I’ve long said that when the productive class in “fly-over states” awakens everything changes. And if ever there were a “woke” moment to shake up the rigged system, it’s now. Call it “the revenge of the little guys.” Bed, Bath and Beyond stock plunged 36% recently when the company pandered to the left and kicked out MyPillow. Good for you, America.

Which brings me to this appeal to my fellow patriots: Please stop feeding the beast that’s bludgeoning you with your own money. It’s time to better understand your vast, collective, market-altering purchasing power and your personal responsibility when wielding it. I sense you’re in good company. Jesus would no doubt be flipping more than a few “money lenders” and merchant’s tables about now.

Case in point, read my column on AT&T, which owns CNN and whose management and investors seem to hate everything you stand for. Everything.

So, before you buy another stock – or even another product or service – go to 2ndVote.com and see how that company aligns with your family’s values before you further empower it.

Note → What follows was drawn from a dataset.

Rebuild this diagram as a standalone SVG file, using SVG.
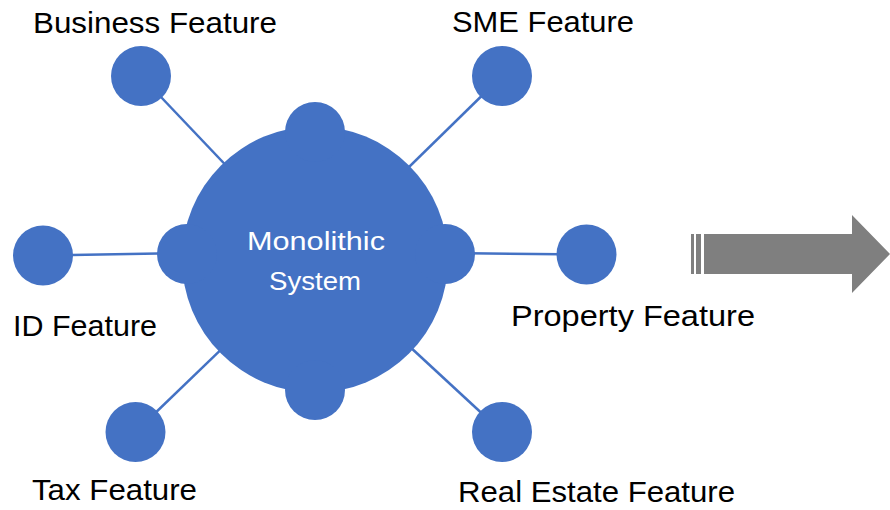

It’s a free service that a lone patriot family spent millions developing for the express benefit of you and yours.

Become an educated consumer/investor before it’s too late.

Given the enormous financial lever we hold in our hands as the productive class, we can make 2021 the year that changes everything and finally levels a horribly rigged playing field, just like the “little guy” investors on Reddit did last week, regardless of how that plays out.

It’s time to “GameStop” the elitist’s financial game that prevents the rest of us equal footing in the free-market economy we create and sustain. The power rests solely in your hands.